In a formal yet comfortable atmosphere, diners enjoy traditional Italian pasta dishes, fresh fish entrees and decadent desserts. The Cellar is the city’s only restaurant with a dress code, which means that beach-goers must head back to the inn for a costume change before dining.
As an alternative, Dancing Avocado, with its 1960s décor, is a casual space where folks can devour a delicious sandwich, burrito or salad. The restaurant uses fresh ingredients and has a variety of healthy options and vegetarian dishes. “We wanted a place where vegetarians can come but still bring their meat-eating friends,” says manager Bill Maher. The Dancer Avocado Melt is the restaurant’s bestseller. “It’s a glorified grilled cheese,” Maher says. It consists of stacked cheese, slices of avocado and homegrown sprouts. The secret ingredient is Dancer Dust, a savoury combination of 17 spices that had me thinking about licking my plate.
Not all the best spots to eat are in the city. Just north of Daytona, in Ormond Beach, Fusion 43 features a menu that never goes stale, changing every three months. “It’s like opening a new business every season,” owner Anthony Trevena says. “Currently, we’re featuring California-Caribbean, and prior to this menu it was Brazilian-Greek because I’ve spent time in Brazil and loved it. Before that, the menu was Asian-Australian, so we had wagyu beef on the menu and even kangaroo.”
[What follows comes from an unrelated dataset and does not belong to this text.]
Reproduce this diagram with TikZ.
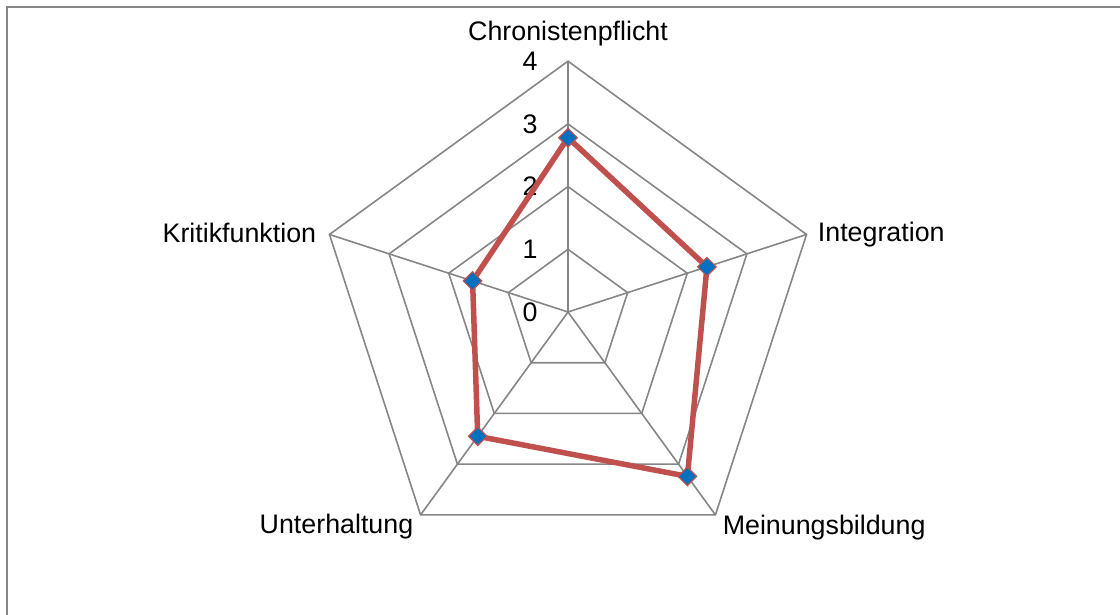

Trevena says the restaurant is a reflection of himself. “I have a short attention span and am culturally diverse in my travels, so it made sense to open a fusion restaurant with a changing menu.” The restaurant is situated in a former boarding house and is surrounded by a cluster of popular restaurants, including a tiki bar and a gastropub.
With appetites satisfied, those thirsting for a smidge of culture should pay a visit to the Peabody Auditorium. Home to the Daytona Beach Symphony Society and Civic Ballet of Volusia County, it hosts a range of touring concerts and shows.